I made the decision to have only 1 H1 tag because of SEO concerns, but also because of the accessibility. You also had to see, that in the most important place – single article post – title gets H1, it’s on line 32.
By using <h1>s for each section, you are semantically stating to
screen reader users that the sub-sections are equal to and parallel to
the document title. This is just not correct. Now if the outlining
mechanisms worked, the browser would appropriately present the section
H1s as second level headings. But it doesn’t work. There is no
difference in how a heading structure would be presented in an
HTML4/XHTML document headings and in an HTML5 document with sectioning
elements (excepting that one version of JAWS that tried and failed
miserably to implement the outlining mechanism). So at present, using
<h1>s everywhere results in an incorrect document structure as
presented to screen reader users regardless of the flavor of HMTL
used.
You asked how this impacts users…
It is a common strategy for screen reader users to quickly navigate to
the first <h1> in a document (typically by pressing the 1 key) to
quickly determine the document title. This almost always places focus
directly at the beginning of the main content area. They can also then
navigate the <h2>s in a document (typically by pressing the 2 key),
etc. to determine the major page sections and sub-sections.

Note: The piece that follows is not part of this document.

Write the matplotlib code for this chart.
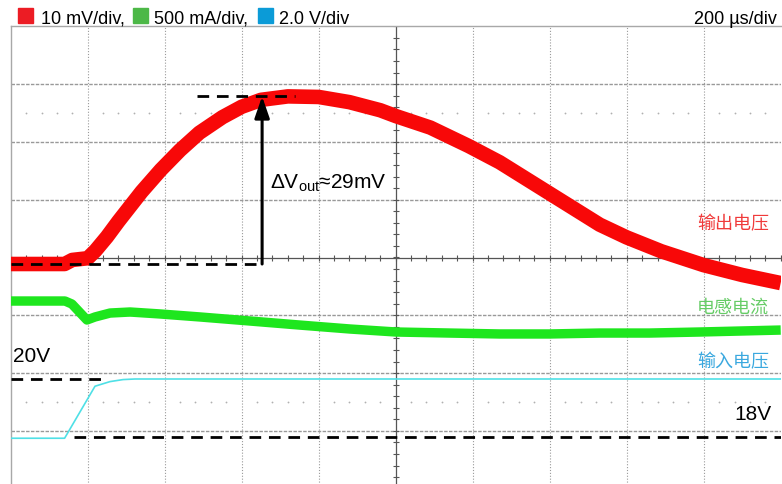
import matplotlib
matplotlib.use("Agg")
import numpy as np
import matplotlib.pyplot as plt
from matplotlib.patches import Rectangle

plt.rcParams['font.family'] = ['Liberation Sans', 'Noto Sans CJK SC', 'DejaVu Sans']
plt.rcParams['mathtext.fontset'] = 'custom'
plt.rcParams['mathtext.rm'] = 'Liberation Sans'
plt.rcParams['mathtext.it'] = 'Liberation Sans:italic'

# ---- labels ---------------------------------------------------------------
channel_labels = ["10 mV/div,", "500 mA/div,", "2.0 V/div"]
timebase_label = "200 µs/div"
trace_names = ["输出电压", "电感电流", "输入电压"]

# ---- output voltage deviation (mV) vs time (µs) ---------------------------
t_vout = [0, 80, 140, 160, 200, 220, 250, 280, 340, 390, 440, 490, 550, 600,
          650, 720, 800, 880, 960, 1000, 1090, 1190, 1270, 1400, 1530, 1600,
          1690, 1800, 1900, 2000]
vout_mv = [0.0, 0.0, 0.0, 0.7, 1.0, 2.3, 4.7, 7.4, 12.5, 16.3, 19.7, 22.7,
           25.4, 27.2, 28.4, 29.0, 28.9, 28.0, 26.6, 25.6, 23.6, 20.4, 17.6,
           12.2, 6.8, 4.6, 2.2, -0.2, -1.9, -3.3]

# ---- inductor current change (mA) vs time (µs) ----------------------------
t_il = [0, 141, 159, 198, 219, 258, 310, 388, 492, 622, 751, 881, 1001,
        1140, 1270, 1400, 1530, 1660, 1790, 2000]
il_ma = [0, 0, -26, -164, -138, -104, -95, -112, -138, -173, -208, -242,
         -268, -277, -285, -285, -277, -277, -268, -251]

# ---- input voltage (V) vs time (µs) ---------------------------------------
t_vin = [0, 140, 219, 258, 292, 323, 2000]
vin_v = [17.95, 17.95, 19.75, 19.91, 19.98, 20.0, 20.0]

# annotated quantities
delta_vout_mv = 29.0
t_delta = 653
vin_low, vin_high = 18.0, 20.0

# ---- channel scaling: value -> screen divisions ---------------------------
T_PER_DIV = 200.0
def red_div(v):   return np.asarray(v) / 10.0 - 0.1125
def green_div(v): return np.asarray(v) / 500.0 - 0.753
def cyan_div(v):  return (np.asarray(v) - 20.0) / 2.0 - 2.102

W, H = 782, 485
fig = plt.figure(figsize=(W / 100, H / 100), dpi=100)
fig.patch.set_facecolor('white')
ax = fig.add_axes([10.7 / W, (H - 489.7) / H, 770 / W, 462.4 / H])
ax.set_xlim(0, 10 * T_PER_DIV)
ax.set_ylim(-4, 4)
ax.set_xticks([]); ax.set_yticks([])
for s in ('right', 'bottom'):
    ax.spines[s].set_visible(False)
for s in ('top', 'left'):
    ax.spines[s].set_color('#a8a8a8')
    ax.spines[s].set_linewidth(1.0)

# graticule
for i in range(1, 10):
    if i == 5:
        continue
    ax.axvline(i * T_PER_DIV, color='#9a9a9a', lw=0.8, ls=(0, (1, 1.6)), zorder=1)
for j in (-3, -2, -1, 1, 2, 3):
    ax.axhline(j, color='#999999', lw=1.0, ls=(0, (2.5, 1)), zorder=1)
ax.axhline(0, color='#555555', lw=0.9, zorder=1.5)
ax.axvline(5 * T_PER_DIV, color='#555555', lw=0.9, zorder=1.5)

fine_x = np.arange(0, 10 * T_PER_DIV + 1, T_PER_DIV / 5)
ax.plot(fine_x, np.zeros_like(fine_x), ls='none', marker='|', ms=4.5,
        mew=0.8, color='#555555', zorder=1.5)
fine_y = np.arange(-4, 4.01, 0.2)
ax.plot(np.full_like(fine_y, 5 * T_PER_DIV), fine_y, ls='none', marker='_',
        ms=4.5, mew=0.8, color='#555555', zorder=1.5)
dot_x = np.array([x for x in fine_x if abs(x / T_PER_DIV - round(x / T_PER_DIV)) > 1e-6])
for yy in (2.5, -2.5):
    ax.plot(dot_x, np.full_like(dot_x, yy), ls='none', marker='o', ms=1.3,
            mew=0, color='#b0b0b0', zorder=1.2)

# traces
ax.plot(t_il, green_div(il_ma), color='#1ee61e', lw=6.8,
        solid_capstyle='butt', solid_joinstyle='round', zorder=3)
ax.plot(t_vout, red_div(vout_mv), color='#f80808', lw=10.5,
        solid_capstyle='butt', solid_joinstyle='round', zorder=3)
ax.plot(t_vin, cyan_div(vin_v), color='#4fe0e6', lw=1.2, zorder=3)

# measurement markers
dash = dict(color='black', lw=2.0, dashes=(4.2, 2.8), zorder=5)
ax.plot([0, t_delta], red_div([0, 0]), **dash)
ax.plot([484, 739], red_div([delta_vout_mv] * 2), **dash)
ax.plot([0, 253], cyan_div([vin_high] * 2), **dash)
ax.plot([164, 2000], cyan_div([vin_low] * 2), **dash)
ax.annotate('', xy=(t_delta, red_div(delta_vout_mv)), xytext=(t_delta, red_div(0)),
            arrowprops=dict(arrowstyle='-|>,head_length=1.3,head_width=0.45',
                            mutation_scale=10, lw=2.2, color='black',
                            shrinkA=0, shrinkB=0), zorder=5)

ax.text(673, red_div(14.2), r'ΔV$_{\mathrm{out}}$≈%dmV' % round(delta_vout_mv),
        fontsize=15, va='center', ha='left', color='black', zorder=6)
ax.text(5, cyan_div(vin_high) + 0.4, '%dV' % vin_high, fontsize=15,
        va='center', ha='left', zorder=6)
ax.text(1975, cyan_div(vin_low) + 0.4, '%dV' % vin_low, fontsize=15,
        va='center', ha='right', zorder=6)

# trace names on the right
name_colors = ['#f03a3a', '#66cc66', '#3aa8df']
name_y = [224, 308, 362]
for name, c, yp in zip(trace_names, name_colors, name_y):
    fig.text(697 / W, (H - yp) / H, name, color=c, fontsize=13,
             family=['Noto Sans CJK SC'], va='center', ha='left')

# header: channel scales and timebase
sq_colors = ['#ec1c24', '#4cb847', '#0b9bd7']
sq_x = [18.3, 133.3, 257.7]
txt_x = [40.7, 154.0, 279.0]
for c, sx, tx, lab in zip(sq_colors, sq_x, txt_x, channel_labels):
    fig.patches.append(Rectangle((sx / W, (H - 24.3) / H), 15 / W, 15 / H,
                                 transform=fig.transFigure, color=c))
    fig.text(tx / W, (H - 24.0) / H, lab, fontsize=13, va='baseline', ha='left')
fig.text(777 / W, (H - 24.0) / H, timebase_label, fontsize=13,
         va='baseline', ha='right')

fig.savefig('out.png', dpi=100)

Additionally, the user can open a list of the headings and can
navigate/filter those headings by level.
If H1s are used to begin each sub-section, this functionality becomes
much more difficult as they cannot differentiate document and section
headings (and potentially sub-section and sub-sub section). The
ability to quickly jump to the document title and beginning of the
main content is diminished. How can they know which of all the <h1>s
is the document title and which are section headings if they are
presented identically?
This can also impact users that use keyboard enhancement extensions or
voice control to navigate by headings. They would expect that headings
that appear smaller and below larger headings to be sub-headings, when
in your presented structure they would be parallel headings.